__WORK TO DO__
Pull out the lines running from the one with "Give me the" to the one with "snr = [-10, -5, 0, 5, 10]", inclusive, word for word. Drop any picture.

· · · ·

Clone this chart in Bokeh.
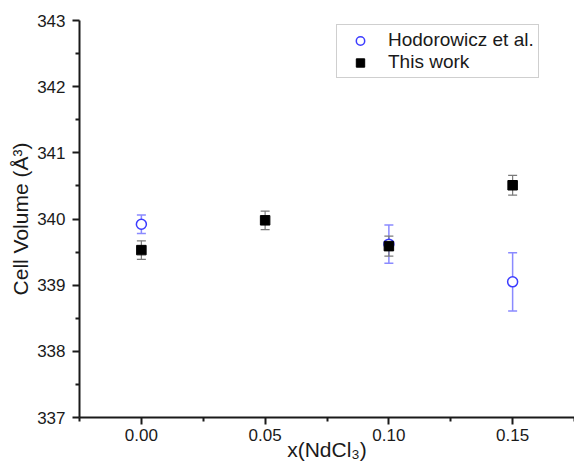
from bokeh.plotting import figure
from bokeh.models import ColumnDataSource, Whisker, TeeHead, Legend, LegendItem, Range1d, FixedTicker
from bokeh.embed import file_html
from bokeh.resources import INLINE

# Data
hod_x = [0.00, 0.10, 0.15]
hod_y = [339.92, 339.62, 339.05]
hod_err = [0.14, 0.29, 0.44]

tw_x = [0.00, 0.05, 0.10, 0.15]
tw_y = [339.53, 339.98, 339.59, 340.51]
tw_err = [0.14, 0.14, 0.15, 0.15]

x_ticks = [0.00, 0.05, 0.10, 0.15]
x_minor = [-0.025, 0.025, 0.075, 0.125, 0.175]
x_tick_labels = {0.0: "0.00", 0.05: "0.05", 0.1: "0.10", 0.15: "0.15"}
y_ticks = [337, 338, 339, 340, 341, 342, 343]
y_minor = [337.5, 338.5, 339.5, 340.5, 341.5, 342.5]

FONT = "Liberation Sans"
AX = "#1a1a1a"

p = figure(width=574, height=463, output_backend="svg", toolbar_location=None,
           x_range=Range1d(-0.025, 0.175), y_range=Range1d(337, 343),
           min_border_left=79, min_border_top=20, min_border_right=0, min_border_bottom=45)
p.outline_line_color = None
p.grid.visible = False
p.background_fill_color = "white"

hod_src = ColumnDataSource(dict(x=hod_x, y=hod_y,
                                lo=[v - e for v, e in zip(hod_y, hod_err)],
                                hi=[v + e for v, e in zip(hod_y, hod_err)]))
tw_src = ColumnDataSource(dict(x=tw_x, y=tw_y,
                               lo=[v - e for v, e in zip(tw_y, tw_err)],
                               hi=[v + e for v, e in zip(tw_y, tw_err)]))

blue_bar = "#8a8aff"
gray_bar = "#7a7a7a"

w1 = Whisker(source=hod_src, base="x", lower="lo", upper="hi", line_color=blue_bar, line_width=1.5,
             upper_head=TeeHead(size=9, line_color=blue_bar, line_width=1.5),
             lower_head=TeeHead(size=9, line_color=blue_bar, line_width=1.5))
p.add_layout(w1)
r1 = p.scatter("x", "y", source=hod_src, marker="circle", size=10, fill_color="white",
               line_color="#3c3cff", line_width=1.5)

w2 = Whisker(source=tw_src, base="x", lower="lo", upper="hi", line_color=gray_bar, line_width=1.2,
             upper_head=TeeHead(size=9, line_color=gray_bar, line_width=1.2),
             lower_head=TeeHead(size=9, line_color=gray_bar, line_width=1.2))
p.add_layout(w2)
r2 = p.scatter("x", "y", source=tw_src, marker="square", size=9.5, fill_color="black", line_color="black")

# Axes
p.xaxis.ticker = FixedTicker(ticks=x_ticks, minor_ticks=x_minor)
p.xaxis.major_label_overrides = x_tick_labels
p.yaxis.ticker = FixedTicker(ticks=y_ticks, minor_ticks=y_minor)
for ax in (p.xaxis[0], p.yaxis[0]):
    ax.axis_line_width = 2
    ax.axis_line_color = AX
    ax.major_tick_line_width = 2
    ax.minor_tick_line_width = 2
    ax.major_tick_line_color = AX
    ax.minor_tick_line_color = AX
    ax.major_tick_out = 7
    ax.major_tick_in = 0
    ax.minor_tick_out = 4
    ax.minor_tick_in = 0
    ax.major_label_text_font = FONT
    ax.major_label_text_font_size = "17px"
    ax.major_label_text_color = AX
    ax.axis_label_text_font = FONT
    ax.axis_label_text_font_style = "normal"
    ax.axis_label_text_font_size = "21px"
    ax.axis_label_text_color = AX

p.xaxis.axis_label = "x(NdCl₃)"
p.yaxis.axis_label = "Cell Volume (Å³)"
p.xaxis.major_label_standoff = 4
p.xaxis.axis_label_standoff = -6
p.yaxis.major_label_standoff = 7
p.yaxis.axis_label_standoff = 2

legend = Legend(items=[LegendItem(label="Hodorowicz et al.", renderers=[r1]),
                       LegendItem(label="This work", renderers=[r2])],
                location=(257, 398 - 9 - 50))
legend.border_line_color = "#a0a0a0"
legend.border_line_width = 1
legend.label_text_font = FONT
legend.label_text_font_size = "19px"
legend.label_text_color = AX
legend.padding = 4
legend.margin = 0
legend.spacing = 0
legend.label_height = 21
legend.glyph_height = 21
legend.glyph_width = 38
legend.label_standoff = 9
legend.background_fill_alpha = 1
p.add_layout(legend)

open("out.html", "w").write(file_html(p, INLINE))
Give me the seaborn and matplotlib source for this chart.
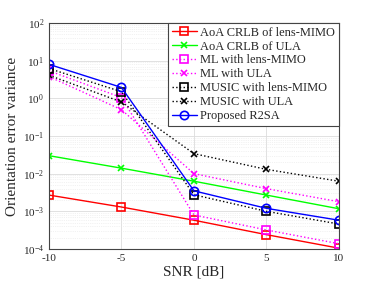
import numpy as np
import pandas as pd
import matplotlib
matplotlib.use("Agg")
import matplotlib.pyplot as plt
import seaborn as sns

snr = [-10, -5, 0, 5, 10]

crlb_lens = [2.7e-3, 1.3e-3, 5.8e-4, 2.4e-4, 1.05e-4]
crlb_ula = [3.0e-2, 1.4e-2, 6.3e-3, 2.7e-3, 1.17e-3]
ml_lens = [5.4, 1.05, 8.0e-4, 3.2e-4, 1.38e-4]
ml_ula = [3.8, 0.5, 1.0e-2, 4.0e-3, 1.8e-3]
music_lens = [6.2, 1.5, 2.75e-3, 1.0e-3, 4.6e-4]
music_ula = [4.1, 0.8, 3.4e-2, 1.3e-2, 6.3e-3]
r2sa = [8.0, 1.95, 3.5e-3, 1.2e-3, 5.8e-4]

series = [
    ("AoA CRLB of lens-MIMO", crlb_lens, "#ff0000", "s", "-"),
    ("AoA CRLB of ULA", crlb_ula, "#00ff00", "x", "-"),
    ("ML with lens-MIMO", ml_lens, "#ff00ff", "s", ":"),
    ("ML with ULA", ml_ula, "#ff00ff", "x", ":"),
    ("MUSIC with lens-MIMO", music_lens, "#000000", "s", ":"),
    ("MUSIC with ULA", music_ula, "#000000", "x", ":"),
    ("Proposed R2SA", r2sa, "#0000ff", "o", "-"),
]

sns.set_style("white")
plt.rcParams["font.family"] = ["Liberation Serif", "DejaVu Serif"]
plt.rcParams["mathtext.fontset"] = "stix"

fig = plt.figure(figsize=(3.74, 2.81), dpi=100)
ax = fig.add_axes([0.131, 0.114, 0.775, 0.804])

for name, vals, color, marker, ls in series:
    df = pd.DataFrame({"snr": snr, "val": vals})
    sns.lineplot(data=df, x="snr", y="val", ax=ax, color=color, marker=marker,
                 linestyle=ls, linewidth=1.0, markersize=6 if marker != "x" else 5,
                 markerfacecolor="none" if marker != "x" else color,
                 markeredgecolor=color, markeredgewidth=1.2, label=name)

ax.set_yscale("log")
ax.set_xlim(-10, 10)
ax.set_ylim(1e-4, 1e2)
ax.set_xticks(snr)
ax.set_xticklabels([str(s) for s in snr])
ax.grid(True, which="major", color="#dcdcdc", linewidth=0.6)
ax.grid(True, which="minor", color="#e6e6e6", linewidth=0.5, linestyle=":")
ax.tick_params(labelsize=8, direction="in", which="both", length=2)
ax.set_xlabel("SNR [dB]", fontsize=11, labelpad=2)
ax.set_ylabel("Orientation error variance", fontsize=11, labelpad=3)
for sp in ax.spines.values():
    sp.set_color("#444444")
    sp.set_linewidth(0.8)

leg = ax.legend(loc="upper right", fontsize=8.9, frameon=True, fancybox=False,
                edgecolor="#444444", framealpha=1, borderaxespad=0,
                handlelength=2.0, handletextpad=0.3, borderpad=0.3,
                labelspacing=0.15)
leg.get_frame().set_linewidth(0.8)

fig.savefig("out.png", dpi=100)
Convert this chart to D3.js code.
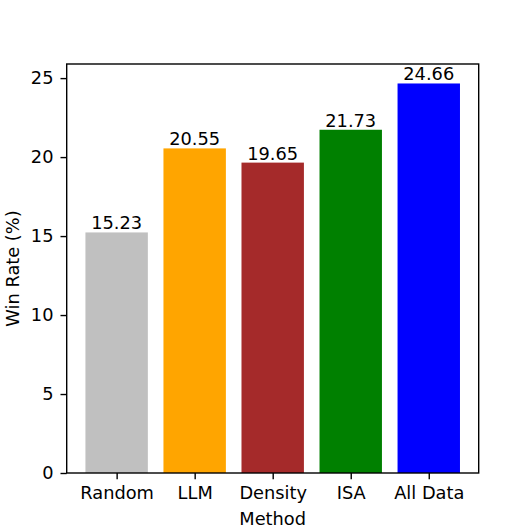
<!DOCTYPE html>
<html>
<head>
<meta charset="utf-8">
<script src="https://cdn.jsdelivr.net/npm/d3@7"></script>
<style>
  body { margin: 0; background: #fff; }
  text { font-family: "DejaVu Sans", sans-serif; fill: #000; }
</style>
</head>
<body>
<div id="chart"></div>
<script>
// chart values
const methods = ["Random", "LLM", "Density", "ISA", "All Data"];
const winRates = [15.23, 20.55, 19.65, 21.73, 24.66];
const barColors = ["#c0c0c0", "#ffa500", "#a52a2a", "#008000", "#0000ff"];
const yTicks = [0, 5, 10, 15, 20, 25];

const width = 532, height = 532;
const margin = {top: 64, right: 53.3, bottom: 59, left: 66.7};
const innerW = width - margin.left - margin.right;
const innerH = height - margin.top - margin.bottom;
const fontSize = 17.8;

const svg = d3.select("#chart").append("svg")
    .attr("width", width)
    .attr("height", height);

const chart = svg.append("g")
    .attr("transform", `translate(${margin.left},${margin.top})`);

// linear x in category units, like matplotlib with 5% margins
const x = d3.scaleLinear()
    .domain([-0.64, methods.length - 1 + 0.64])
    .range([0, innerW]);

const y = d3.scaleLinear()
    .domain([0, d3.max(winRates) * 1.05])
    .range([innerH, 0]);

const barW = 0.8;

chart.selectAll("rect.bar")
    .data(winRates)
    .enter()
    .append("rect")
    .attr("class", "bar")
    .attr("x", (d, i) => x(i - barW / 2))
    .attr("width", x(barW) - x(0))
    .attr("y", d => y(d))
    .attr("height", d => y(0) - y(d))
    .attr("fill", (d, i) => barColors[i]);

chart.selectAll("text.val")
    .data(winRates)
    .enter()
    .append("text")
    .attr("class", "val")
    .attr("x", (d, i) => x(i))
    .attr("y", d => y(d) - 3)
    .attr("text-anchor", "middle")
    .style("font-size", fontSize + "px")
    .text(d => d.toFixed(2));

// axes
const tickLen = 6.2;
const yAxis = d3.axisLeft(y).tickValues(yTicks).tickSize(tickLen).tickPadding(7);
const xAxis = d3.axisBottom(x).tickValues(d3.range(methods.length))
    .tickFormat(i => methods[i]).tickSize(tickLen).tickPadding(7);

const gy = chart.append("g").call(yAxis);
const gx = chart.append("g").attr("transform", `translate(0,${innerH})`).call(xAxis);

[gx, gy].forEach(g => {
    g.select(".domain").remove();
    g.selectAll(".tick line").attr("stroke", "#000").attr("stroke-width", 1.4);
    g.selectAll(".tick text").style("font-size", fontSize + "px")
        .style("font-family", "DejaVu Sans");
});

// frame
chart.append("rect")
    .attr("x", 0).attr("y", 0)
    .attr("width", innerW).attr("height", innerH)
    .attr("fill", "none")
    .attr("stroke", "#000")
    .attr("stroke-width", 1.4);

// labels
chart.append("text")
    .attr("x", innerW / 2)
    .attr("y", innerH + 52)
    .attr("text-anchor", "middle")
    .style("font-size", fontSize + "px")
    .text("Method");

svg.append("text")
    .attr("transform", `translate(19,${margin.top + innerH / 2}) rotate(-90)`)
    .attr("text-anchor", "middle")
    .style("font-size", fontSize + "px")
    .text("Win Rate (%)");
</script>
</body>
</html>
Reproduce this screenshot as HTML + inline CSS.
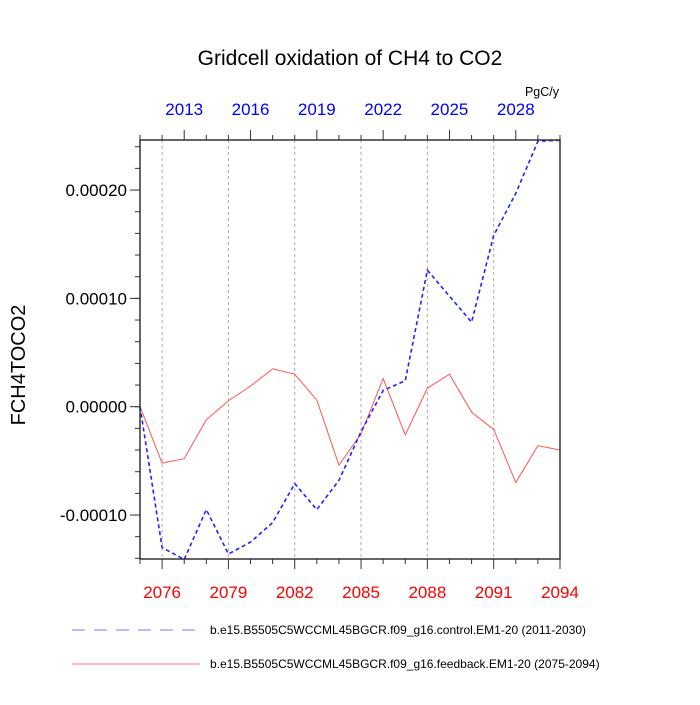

· · · ·

__ANSWER TO THIS EXERCISE__
Give me the seaborn and matplotlib source for this chart.
import numpy as np
import pandas as pd
import matplotlib
matplotlib.use("Agg")
import matplotlib.pyplot as plt
import seaborn as sns

snr = [-10, -5, 0, 5, 10]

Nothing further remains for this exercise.